[WORK REQUIRED] Restate, exactly and without pictures, the lines from the start of the listing below through the line holding "cd29_green = [0.998, 0.948, 0.937]".

__________

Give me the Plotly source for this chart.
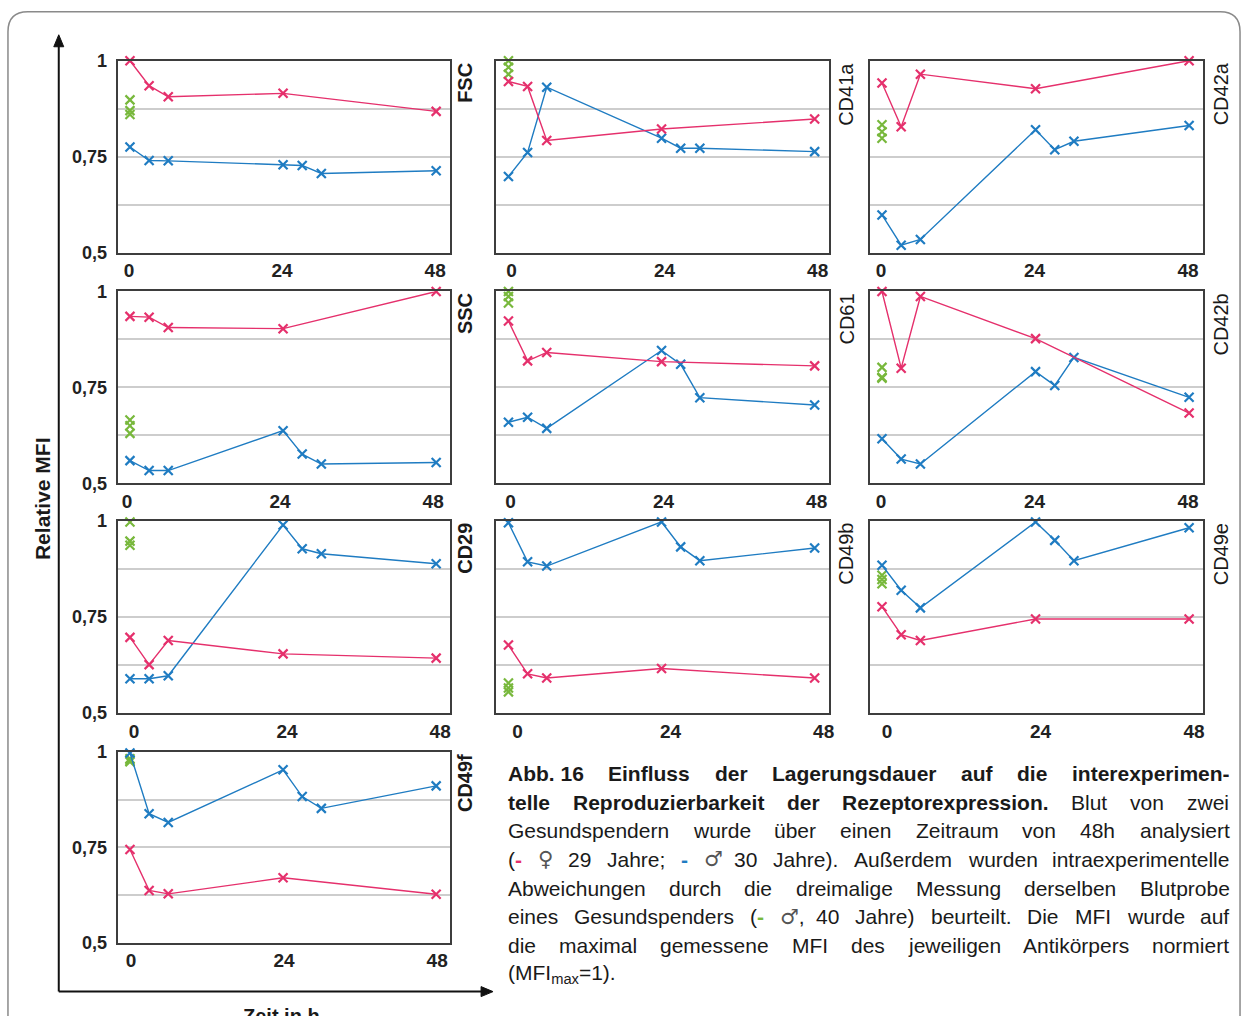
import plotly.graph_objects as go

W, H = 1253, 1016

# ---------------- data ----------------
T_PINK = [0, 3, 6, 24, 48]            # donor 1 (female, 29 y)
T_BLUE = [0, 3, 6, 24, 27, 30, 48]    # donor 2 (male, 30 y)
T_GREEN = [0, 0, 0]                   # triplicate measurement (male, 40 y)

X_TICKS = [0, 24, 48]
X_TICK_TEXT = ["0", "24", "48"]
Y_TICKS = [0.5, 0.75, 1.0]
Y_TICK_TEXT = ["0,5", "0,75", "1"]
Y_GRID_STEP = 0.125

fsc_pink = [1.0, 0.935, 0.906, 0.915, 0.868]
fsc_blue = [0.775, 0.740, 0.739, 0.729, 0.727, 0.706, 0.713]
fsc_green = [0.898, 0.870, 0.860]

cd41a_pink = [0.946, 0.933, 0.792, 0.822, 0.848]
cd41a_blue = [0.698, 0.761, 0.931, 0.798, 0.772, 0.772, 0.763]
cd41a_green = [1.0, 0.983, 0.965]

cd42a_pink = [0.942, 0.828, 0.965, 0.927, 1.0]
cd42a_blue = [0.598, 0.519, 0.534, 0.820, 0.768, 0.790, 0.831]
cd42a_green = [0.833, 0.815, 0.798]

ssc_pink = [0.935, 0.933, 0.906, 0.903, 1.0]
ssc_blue = [0.559, 0.533, 0.533, 0.637, 0.576, 0.550, 0.554]
ssc_green = [0.665, 0.650, 0.630]

cd61_pink = [0.923, 0.819, 0.841, 0.817, 0.806]
cd61_blue = [0.659, 0.672, 0.643, 0.846, 0.810, 0.723, 0.704]
cd61_green = [1.0, 0.987, 0.970]

cd42b_pink = [1.0, 0.800, 0.987, 0.877, 0.683]
cd42b_blue = [0.616, 0.563, 0.550, 0.791, 0.755, 0.828, 0.724]
cd42b_green = [0.802, 0.776, 0.774]

cd29_pink = [0.697, 0.626, 0.689, 0.654, 0.643]
cd29_blue = [0.589, 0.589, 0.597, 0.990, 0.928, 0.915, 0.889]
cd29_green = [0.998, 0.948, 0.937]

cd49b_pink = [0.677, 0.602, 0.591, 0.616, 0.591]
cd49b_blue = [0.996, 0.894, 0.883, 0.998, 0.933, 0.897, 0.930]
cd49b_green = [0.578, 0.565, 0.555]

cd49e_pink = [0.777, 0.704, 0.689, 0.745, 0.745]
cd49e_blue = [0.885, 0.820, 0.774, 0.998, 0.950, 0.897, 0.983]
cd49e_green = [0.859, 0.848, 0.837]

cd49f_pink = [0.744, 0.637, 0.628, 0.670, 0.627]
cd49f_blue = [0.997, 0.838, 0.815, 0.953, 0.883, 0.852, 0.911]
cd49f_green = [0.974, 0.978, 0.982]

# (label, row, col, pink, blue, green, tick label shift)
PANELS = [
    ("FSC", 0, 0, fsc_pink, fsc_blue, fsc_green, -1),
    ("CD41a", 0, 1, cd41a_pink, cd41a_blue, cd41a_green, 3),
    ("CD42a", 0, 2, cd42a_pink, cd42a_blue, cd42a_green, -1),
    ("SSC", 1, 0, ssc_pink, ssc_blue, ssc_green, -3),
    ("CD61", 1, 1, cd61_pink, cd61_blue, cd61_green, 2),
    ("CD42b", 1, 2, cd42b_pink, cd42b_blue, cd42b_green, -1),
    ("CD29", 2, 0, cd29_pink, cd29_blue, cd29_green, 4),
    ("CD49b", 2, 1, cd49b_pink, cd49b_blue, cd49b_green, 9),
    ("CD49e", 2, 2, cd49e_pink, cd49e_blue, cd49e_green, 5),
    ("CD49f", 3, 0, cd49f_pink, cd49f_blue, cd49f_green, 1),
]

# ---------------- style ----------------
PINK = "#e5306c"
BLUE = "#1f7cc2"
GREEN = "#78b83c"
FRAME = "#3d3d3d"
GRID = "#cdcdcd"
FONT = "Liberation Sans, Arial, sans-serif"

COL_LEFT = [118, 498, 873]
COL_RIGHT = [452, 832, 1208]
ROW_TOP = [59, 290, 520, 751]
ROW_BOTTOM = [251, 482, 712, 942]
LABEL_DX = [15, 18, 18]

# vertical page calibration (page pixels -> figure pixels)
Y_OFFSET, Y_SCALE = 8.2, 0.9815


def px(x):
    return x / W


def py(y):
    return 1 - ((y - Y_OFFSET) / Y_SCALE) / H


fig = go.Figure()
layout = dict(
    width=W, height=H, margin=dict(l=0, r=0, t=0, b=0),
    paper_bgcolor="white", plot_bgcolor="white", showlegend=False,
    font=dict(family=FONT, color="#1a1a1a"),
)
annotations = []
shapes = []


def series(x, y, color, xa, ya, mode):
    return go.Scatter(
        x=x, y=y, xaxis=xa, yaxis=ya, mode=mode, cliponaxis=False,
        line=dict(color=color, width=1.4),
        marker=dict(symbol="x-thin", size=9, line=dict(color=color, width=2.2)),
        hoverinfo="skip",
    )


for i, (name, row, col, pink, blue, green, shift) in enumerate(PANELS):
    n = i + 1
    sfx = "" if n == 1 else str(n)
    xa, ya = "x" + sfx, "y" + sfx

    fig.add_trace(series(T_GREEN, green, GREEN, xa, ya, "markers"))
    fig.add_trace(series(T_BLUE, blue, BLUE, xa, ya, "lines+markers"))
    fig.add_trace(series(T_PINK, pink, PINK, xa, ya, "lines+markers"))

    layout["xaxis" + sfx] = dict(
        domain=[px(COL_LEFT[col]), px(COL_RIGHT[col])], anchor=ya,
        range=[-1.95, 50.2], tickvals=X_TICKS, ticktext=X_TICK_TEXT,
        showgrid=False, zeroline=False, showline=True, mirror=True,
        linecolor=FRAME, linewidth=2, ticks="",
        tickfont=dict(size=19, weight="bold", color="#222222"),
        ticklabelstandoff=0, ticklabelshift=shift, fixedrange=True,
    )
    layout["yaxis" + sfx] = dict(
        domain=[py(ROW_BOTTOM[row]), py(ROW_TOP[row])], anchor=xa,
        range=[0.5, 1.0], tickvals=Y_TICKS, ticktext=Y_TICK_TEXT,
        showgrid=True, gridcolor=GRID, gridwidth=1.6, zeroline=False,
        minor=dict(tick0=0.5, dtick=Y_GRID_STEP, showgrid=True,
                   gridcolor=GRID, gridwidth=1.6, ticks=""),
        showline=True, mirror=True, linecolor=FRAME, linewidth=2, ticks="",
        showticklabels=(col == 0),
        tickfont=dict(size=18, weight="bold", color="#222222"),
        ticklabelstandoff=5, fixedrange=True,
    )

    annotations.append(dict(
        text=f"<b>{name}</b>" if col == 0 else name,
        x=px(COL_RIGHT[col] + LABEL_DX[col]), y=py(ROW_TOP[row] + 1),
        xref="paper", yref="paper", xanchor="center", yanchor="top",
        textangle=-90, showarrow=False, borderpad=0,
        font=dict(size=20, color="#1a1a1a"),
    ))

# ---------------- outer frame and axis arrows ----------------
x0, x1, yt, r = 8, 1245, 10, 20
shapes.append(dict(
    type="path", xref="paper", yref="paper",
    path=(f"M {px(x0)},{py(1030)} L {px(x0)},{py(yt + r)} "
          f"Q {px(x0)},{py(yt)} {px(x0 + r)},{py(yt)} "
          f"L {px(x1 - r)},{py(yt)} Q {px(x1)},{py(yt)} {px(x1)},{py(yt + r)} "
          f"L {px(x1)},{py(1030)}"),
    line=dict(color="#8a8a8a", width=1.5),
))
ax, ay = 59, 991
shapes.append(dict(type="line", xref="paper", yref="paper",
                   x0=px(ax), y0=py(ay), x1=px(ax), y1=py(42),
                   line=dict(color="#111111", width=2)))
shapes.append(dict(type="line", xref="paper", yref="paper",
                   x0=px(ax), y0=py(ay), x1=px(486), y1=py(ay),
                   line=dict(color="#111111", width=2)))
shapes.append(dict(type="path", xref="paper", yref="paper",
                   path=f"M {px(ax)},{py(33)} L {px(ax - 5)},{py(45)} L {px(ax + 5)},{py(45)} Z",
                   fillcolor="#111111", line=dict(color="#111111", width=1)))
shapes.append(dict(type="path", xref="paper", yref="paper",
                   path=f"M {px(495)},{py(ay)} L {px(483)},{py(ay - 5)} L {px(483)},{py(ay + 5)} Z",
                   fillcolor="#111111", line=dict(color="#111111", width=1)))

annotations.append(dict(
    text="<b>Relative MFI</b>", x=px(42), y=py(497), xref="paper", yref="paper",
    xanchor="center", yanchor="middle", textangle=-90, showarrow=False,
    borderpad=0, font=dict(size=21, color="#1a1a1a"),
))
annotations.append(dict(
    text="<b>Zeit in h</b>", x=px(283), y=py(1003), xref="paper", yref="paper",
    xanchor="center", yanchor="top", showarrow=False, borderpad=0,
    font=dict(size=20, color="#1a1a1a"),
))

# ---------------- justified caption ----------------
CAP_FONT = "Liberation Sans, Arial, sans-serif"
CAP_SIZE = 21
CAP_LEFT, CAP_RIGHT = 509, 1233
CAP_TOP, CAP_STEP = 772.5, 28.7
SYMBOL_W = 14


def width_table(groups):
    table = {}
    for chars, w in groups:
        for ch in chars:
            table[ch] = w
    return table


# Arial-metric advance widths, 1/1000 em
W_REG = width_table([
    (" ,.;ftI", 278), ("()-r", 333), ("=", 584), ("Jcksvxyz", 500),
    ("0123456789abdeghnopquäöü", 556), ("ijl", 222), ("ß", 611),
    ("ABEKPSVXY", 667), ("CDHNRUw", 722), ("FTZ", 611), ("GOQ", 778),
    ("Mm", 833), ("L", 556), ("W", 944),
])
W_BOLD = width_table([
    (" ,.Iijl", 278), ("()-;ft", 333), ("r", 389), ("z", 500),
    ("0123456789acesvxyk", 556), ("bdghnopqu", 611), ("E", 667),
    ("ABCDHRU", 722), ("GO", 778), ("M", 833), ("m", 889), ("w", 778),
    ("FLZ", 611), ("S", 667),
])


def R(t):
    return [(t, "r")]


def B(t):
    return [(t, "b")]


def S(t):
    return [(t, "sym")]


CAPTION_LINES = [
    [B("Abb. 16"), B("Einfluss"), B("der"), B("Lagerungsdauer"), B("auf"),
     B("die"), B("interexperimen-")],
    [B("telle"), B("Reproduzierbarkeit"), B("der"), B("Rezeptorexpression."),
     R("Blut"), R("von"), R("zwei")],
    [R(w) for w in "Gesundspendern wurde über einen Zeitraum von 48h analysiert".split()],
    [[("(", "r"), ("-", PINK)], S("♀"), R("29"), R("Jahre;"), [("-", BLUE)],
     S("♂"), R("30"), R("Jahre)."), R("Außerdem"), R("wurden"),
     R("intraexperimentelle")],
    [R(w) for w in "Abweichungen durch die dreimalige Messung derselben Blutprobe".split()],
    [R("eines"), R("Gesundspenders"), [("(", "r"), ("-", GREEN)],
     [("♂", "sym"), (",", "r")], R("40"), R("Jahre)"), R("beurteilt."),
     R("Die"), R("MFI"), R("wurde"), R("auf")],
    [R(w) for w in "die maximal gemessene MFI des jeweiligen Antikörpers normiert".split()],
]
CAPTION_LAST = "(MFI<sub>max</sub>=1)."


def word_width(runs):
    w = 0.0
    for text, kind in runs:
        if kind == "sym":
            w += SYMBOL_W * len(text)
            continue
        table = W_REG if kind == "r" else W_BOLD
        for ch in text:
            w += table.get(ch, 556) * CAP_SIZE / 1000
    return w


def word_html(runs):
    out = []
    for text, kind in runs:
        if kind == "r":
            out.append(text)
        elif kind == "b":
            out.append(f"<b>{text}</b>")
        elif kind == "sym":
            out.append(f"<span style='font-family:DejaVu Sans;color:#555555'>{text}</span>")
        else:
            out.append(f"<span style='color:{kind}'><b>{text}</b></span>")
    return "".join(out)


for li, words in enumerate(CAPTION_LINES):
    ycen = CAP_TOP + li * CAP_STEP
    widths = [word_width(w) for w in words]
    gap = (CAP_RIGHT - CAP_LEFT - sum(widths)) / (len(words) - 1)
    xpos = CAP_LEFT
    for w, wd in zip(words, widths):
        annotations.append(dict(
            text=word_html(w), x=px(xpos), y=py(ycen), xref="paper", yref="paper",
            xanchor="left", yanchor="middle", showarrow=False, borderpad=0,
            font=dict(family=CAP_FONT, size=CAP_SIZE, color="#1a1a1a"),
        ))
        xpos += wd + gap

annotations.append(dict(
    text=CAPTION_LAST, x=px(CAP_LEFT), y=py(CAP_TOP + 7 * CAP_STEP),
    xref="paper", yref="paper", xanchor="left", yanchor="middle",
    showarrow=False, borderpad=0,
    font=dict(family=CAP_FONT, size=CAP_SIZE, color="#1a1a1a"),
))

layout["annotations"] = annotations
layout["shapes"] = shapes
fig.update_layout(**layout)
fig.write_html("out.html")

__________

[CORRECT RESPONSE]
Give me the Plotly source for this chart.
import plotly.graph_objects as go

W, H = 1253, 1016

# ---------------- data ----------------
T_PINK = [0, 3, 6, 24, 48]            # donor 1 (female, 29 y)
T_BLUE = [0, 3, 6, 24, 27, 30, 48]    # donor 2 (male, 30 y)
T_GREEN = [0, 0, 0]                   # triplicate measurement (male, 40 y)

X_TICKS = [0, 24, 48]
X_TICK_TEXT = ["0", "24", "48"]
Y_TICKS = [0.5, 0.75, 1.0]
Y_TICK_TEXT = ["0,5", "0,75", "1"]
Y_GRID_STEP = 0.125

fsc_pink = [1.0, 0.935, 0.906, 0.915, 0.868]
fsc_blue = [0.775, 0.740, 0.739, 0.729, 0.727, 0.706, 0.713]
fsc_green = [0.898, 0.870, 0.860]

cd41a_pink = [0.946, 0.933, 0.792, 0.822, 0.848]
cd41a_blue = [0.698, 0.761, 0.931, 0.798, 0.772, 0.772, 0.763]
cd41a_green = [1.0, 0.983, 0.965]

cd42a_pink = [0.942, 0.828, 0.965, 0.927, 1.0]
cd42a_blue = [0.598, 0.519, 0.534, 0.820, 0.768, 0.790, 0.831]
cd42a_green = [0.833, 0.815, 0.798]

ssc_pink = [0.935, 0.933, 0.906, 0.903, 1.0]
ssc_blue = [0.559, 0.533, 0.533, 0.637, 0.576, 0.550, 0.554]
ssc_green = [0.665, 0.650, 0.630]

cd61_pink = [0.923, 0.819, 0.841, 0.817, 0.806]
cd61_blue = [0.659, 0.672, 0.643, 0.846, 0.810, 0.723, 0.704]
cd61_green = [1.0, 0.987, 0.970]

cd42b_pink = [1.0, 0.800, 0.987, 0.877, 0.683]
cd42b_blue = [0.616, 0.563, 0.550, 0.791, 0.755, 0.828, 0.724]
cd42b_green = [0.802, 0.776, 0.774]

cd29_pink = [0.697, 0.626, 0.689, 0.654, 0.643]
cd29_blue = [0.589, 0.589, 0.597, 0.990, 0.928, 0.915, 0.889]
cd29_green = [0.998, 0.948, 0.937]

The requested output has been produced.